[Goal]:
Which lines in the records below contain the word "this"? Copy each one out.

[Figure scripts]

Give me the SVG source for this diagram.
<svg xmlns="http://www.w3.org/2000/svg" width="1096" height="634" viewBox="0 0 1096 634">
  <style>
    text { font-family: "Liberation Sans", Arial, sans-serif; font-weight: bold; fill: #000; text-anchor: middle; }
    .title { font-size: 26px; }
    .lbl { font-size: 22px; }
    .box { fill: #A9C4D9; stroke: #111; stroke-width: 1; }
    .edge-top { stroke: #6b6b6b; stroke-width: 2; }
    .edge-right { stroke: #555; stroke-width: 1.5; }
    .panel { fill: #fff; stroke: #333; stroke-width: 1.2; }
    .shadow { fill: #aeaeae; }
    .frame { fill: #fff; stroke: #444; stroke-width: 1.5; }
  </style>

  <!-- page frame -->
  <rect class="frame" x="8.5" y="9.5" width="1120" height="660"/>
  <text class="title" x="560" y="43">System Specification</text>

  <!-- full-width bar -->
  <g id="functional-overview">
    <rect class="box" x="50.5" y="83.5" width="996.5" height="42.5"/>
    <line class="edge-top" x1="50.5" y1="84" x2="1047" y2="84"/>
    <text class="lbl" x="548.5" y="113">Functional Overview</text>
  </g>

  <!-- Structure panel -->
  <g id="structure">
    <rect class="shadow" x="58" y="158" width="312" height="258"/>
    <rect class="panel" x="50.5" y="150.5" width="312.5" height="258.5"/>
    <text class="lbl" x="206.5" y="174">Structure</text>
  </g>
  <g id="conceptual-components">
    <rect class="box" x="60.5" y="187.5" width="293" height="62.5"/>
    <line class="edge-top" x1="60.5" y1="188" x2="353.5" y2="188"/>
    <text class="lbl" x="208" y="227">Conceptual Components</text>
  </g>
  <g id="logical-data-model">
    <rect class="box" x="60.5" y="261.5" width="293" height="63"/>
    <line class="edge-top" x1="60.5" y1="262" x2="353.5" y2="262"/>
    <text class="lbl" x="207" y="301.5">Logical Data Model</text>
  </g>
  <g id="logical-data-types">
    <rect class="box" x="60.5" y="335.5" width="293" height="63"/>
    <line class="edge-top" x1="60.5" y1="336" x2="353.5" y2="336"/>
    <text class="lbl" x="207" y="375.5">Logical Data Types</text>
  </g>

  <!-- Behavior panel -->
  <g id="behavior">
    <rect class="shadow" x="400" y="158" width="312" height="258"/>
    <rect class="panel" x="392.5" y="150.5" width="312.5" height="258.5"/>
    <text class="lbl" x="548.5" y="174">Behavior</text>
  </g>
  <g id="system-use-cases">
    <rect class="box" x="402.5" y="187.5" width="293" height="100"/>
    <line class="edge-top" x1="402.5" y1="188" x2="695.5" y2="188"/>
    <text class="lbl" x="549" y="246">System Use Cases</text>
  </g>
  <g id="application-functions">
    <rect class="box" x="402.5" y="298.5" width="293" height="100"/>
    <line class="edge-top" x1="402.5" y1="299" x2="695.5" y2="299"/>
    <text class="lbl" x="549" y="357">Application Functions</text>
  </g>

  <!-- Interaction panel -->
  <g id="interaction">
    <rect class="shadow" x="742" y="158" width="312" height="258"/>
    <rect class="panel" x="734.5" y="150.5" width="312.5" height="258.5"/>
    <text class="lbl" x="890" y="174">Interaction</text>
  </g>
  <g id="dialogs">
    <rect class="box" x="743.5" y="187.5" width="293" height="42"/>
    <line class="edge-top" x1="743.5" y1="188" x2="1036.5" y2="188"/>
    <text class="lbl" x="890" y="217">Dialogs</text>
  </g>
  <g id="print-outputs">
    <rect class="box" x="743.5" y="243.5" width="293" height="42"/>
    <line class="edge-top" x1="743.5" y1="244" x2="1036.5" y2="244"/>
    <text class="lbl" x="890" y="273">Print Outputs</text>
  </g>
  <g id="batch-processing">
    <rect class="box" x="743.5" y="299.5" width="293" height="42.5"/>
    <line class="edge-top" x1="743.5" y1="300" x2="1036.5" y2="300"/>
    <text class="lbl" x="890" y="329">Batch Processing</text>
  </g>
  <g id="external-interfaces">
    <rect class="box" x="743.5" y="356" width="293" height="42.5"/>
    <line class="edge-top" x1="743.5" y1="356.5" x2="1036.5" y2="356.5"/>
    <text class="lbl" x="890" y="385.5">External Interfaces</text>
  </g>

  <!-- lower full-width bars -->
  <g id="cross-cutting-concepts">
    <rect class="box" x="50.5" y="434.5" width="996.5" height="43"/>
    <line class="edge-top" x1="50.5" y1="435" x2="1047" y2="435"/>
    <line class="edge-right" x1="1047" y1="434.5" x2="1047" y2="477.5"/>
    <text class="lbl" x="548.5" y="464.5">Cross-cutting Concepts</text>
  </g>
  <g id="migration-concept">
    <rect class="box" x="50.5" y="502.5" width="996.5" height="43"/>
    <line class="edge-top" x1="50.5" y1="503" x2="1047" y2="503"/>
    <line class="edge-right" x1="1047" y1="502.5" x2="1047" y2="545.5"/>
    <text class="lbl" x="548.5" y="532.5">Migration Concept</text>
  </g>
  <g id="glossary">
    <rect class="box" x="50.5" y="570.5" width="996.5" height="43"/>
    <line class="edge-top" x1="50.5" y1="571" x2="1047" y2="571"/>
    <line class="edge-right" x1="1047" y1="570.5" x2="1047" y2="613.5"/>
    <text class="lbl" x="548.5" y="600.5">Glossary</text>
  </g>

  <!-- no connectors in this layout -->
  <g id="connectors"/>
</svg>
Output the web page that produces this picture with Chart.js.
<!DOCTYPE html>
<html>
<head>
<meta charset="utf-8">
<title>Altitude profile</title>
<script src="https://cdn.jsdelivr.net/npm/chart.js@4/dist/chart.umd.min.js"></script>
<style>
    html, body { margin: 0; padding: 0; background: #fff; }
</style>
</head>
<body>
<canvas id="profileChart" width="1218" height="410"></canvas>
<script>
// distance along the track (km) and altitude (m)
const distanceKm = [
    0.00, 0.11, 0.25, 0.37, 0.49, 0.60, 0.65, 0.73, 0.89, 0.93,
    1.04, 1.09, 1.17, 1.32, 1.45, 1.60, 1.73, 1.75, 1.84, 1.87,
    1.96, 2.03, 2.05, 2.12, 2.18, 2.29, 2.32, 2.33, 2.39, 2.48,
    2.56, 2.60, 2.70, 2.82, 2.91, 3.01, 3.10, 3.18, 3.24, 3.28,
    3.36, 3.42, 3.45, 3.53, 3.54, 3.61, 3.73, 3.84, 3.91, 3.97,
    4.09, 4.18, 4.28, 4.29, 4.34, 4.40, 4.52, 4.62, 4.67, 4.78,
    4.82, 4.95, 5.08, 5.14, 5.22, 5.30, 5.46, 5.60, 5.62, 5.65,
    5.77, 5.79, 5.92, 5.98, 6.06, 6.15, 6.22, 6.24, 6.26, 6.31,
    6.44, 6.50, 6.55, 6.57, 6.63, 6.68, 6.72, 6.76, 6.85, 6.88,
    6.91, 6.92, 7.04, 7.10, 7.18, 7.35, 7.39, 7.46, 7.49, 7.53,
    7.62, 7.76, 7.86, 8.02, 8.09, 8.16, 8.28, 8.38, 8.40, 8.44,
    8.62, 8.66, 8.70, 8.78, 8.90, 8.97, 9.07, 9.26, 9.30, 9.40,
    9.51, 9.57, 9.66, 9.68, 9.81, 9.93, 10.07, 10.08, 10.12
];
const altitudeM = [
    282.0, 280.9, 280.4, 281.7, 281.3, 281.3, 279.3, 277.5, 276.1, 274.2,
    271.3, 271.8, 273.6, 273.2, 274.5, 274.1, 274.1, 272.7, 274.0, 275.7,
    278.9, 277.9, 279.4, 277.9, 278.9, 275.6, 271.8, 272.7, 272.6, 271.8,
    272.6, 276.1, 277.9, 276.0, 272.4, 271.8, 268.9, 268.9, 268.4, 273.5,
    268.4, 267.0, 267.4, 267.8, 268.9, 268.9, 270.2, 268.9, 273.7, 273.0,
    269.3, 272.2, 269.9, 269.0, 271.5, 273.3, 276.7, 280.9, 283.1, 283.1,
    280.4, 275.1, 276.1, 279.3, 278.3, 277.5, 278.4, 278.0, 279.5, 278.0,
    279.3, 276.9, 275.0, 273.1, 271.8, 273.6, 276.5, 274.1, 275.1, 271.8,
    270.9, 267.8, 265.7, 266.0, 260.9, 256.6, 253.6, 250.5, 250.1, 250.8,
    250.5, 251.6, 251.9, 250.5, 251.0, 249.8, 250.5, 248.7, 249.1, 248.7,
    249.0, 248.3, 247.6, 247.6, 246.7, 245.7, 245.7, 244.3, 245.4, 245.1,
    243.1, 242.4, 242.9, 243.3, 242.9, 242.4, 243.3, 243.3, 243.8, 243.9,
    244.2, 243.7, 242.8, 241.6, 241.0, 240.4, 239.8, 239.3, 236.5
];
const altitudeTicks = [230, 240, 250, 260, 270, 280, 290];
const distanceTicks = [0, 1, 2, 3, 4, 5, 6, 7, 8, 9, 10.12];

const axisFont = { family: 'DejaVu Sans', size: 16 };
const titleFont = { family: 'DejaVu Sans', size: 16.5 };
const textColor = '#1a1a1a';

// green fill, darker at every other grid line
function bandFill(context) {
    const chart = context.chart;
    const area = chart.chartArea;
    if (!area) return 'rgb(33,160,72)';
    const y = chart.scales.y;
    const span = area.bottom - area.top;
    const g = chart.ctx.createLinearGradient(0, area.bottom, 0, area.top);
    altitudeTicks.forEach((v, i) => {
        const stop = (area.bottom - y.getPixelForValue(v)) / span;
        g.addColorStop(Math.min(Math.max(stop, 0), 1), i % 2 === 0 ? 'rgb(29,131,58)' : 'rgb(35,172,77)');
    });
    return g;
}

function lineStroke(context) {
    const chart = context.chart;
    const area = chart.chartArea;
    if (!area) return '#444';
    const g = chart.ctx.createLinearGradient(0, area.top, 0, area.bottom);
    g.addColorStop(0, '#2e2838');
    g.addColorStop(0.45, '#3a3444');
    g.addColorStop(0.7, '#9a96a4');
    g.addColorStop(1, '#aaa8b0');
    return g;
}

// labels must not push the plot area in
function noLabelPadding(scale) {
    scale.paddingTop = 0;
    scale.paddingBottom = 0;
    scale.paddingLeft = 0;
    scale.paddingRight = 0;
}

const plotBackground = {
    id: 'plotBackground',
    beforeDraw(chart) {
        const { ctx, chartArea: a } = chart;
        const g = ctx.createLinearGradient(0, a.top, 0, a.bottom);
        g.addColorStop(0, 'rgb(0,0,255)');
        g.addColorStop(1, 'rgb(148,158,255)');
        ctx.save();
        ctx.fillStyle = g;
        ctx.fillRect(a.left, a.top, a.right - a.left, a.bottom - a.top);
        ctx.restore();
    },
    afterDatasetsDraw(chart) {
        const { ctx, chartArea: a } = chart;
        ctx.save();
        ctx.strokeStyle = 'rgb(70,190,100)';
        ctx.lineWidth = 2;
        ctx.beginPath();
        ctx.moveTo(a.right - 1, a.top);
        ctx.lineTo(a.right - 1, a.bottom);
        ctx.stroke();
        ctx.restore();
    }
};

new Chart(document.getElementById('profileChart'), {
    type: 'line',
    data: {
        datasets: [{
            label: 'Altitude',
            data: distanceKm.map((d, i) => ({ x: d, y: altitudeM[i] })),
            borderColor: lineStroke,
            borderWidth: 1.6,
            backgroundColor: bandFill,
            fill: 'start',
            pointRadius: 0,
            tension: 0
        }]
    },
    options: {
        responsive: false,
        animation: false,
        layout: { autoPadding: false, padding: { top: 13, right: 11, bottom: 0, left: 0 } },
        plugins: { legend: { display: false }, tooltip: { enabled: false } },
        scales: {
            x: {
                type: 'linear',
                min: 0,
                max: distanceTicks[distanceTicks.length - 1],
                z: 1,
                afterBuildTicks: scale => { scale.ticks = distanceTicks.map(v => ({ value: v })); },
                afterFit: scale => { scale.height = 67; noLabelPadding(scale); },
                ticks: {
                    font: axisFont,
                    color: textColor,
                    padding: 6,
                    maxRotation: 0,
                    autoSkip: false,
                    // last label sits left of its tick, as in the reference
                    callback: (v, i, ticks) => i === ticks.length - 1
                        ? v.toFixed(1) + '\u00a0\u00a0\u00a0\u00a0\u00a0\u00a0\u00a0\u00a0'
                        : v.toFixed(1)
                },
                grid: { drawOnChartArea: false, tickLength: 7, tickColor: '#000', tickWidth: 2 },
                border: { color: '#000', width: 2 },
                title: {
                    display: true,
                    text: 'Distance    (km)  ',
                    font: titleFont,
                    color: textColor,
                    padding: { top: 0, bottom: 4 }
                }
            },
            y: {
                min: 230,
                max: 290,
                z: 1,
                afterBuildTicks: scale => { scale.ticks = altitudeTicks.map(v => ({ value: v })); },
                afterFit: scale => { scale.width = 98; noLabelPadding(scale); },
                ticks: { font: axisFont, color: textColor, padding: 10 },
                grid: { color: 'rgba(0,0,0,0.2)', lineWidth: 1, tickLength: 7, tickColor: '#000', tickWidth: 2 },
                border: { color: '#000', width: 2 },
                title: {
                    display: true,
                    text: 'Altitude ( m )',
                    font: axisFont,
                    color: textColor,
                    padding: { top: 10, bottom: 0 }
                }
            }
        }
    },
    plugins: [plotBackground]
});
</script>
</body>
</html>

[Task answer]:
Give me the SVG source for this diagram.
  <!-- no connectors in this layout -->
Output the web page that produces this picture with Chart.js.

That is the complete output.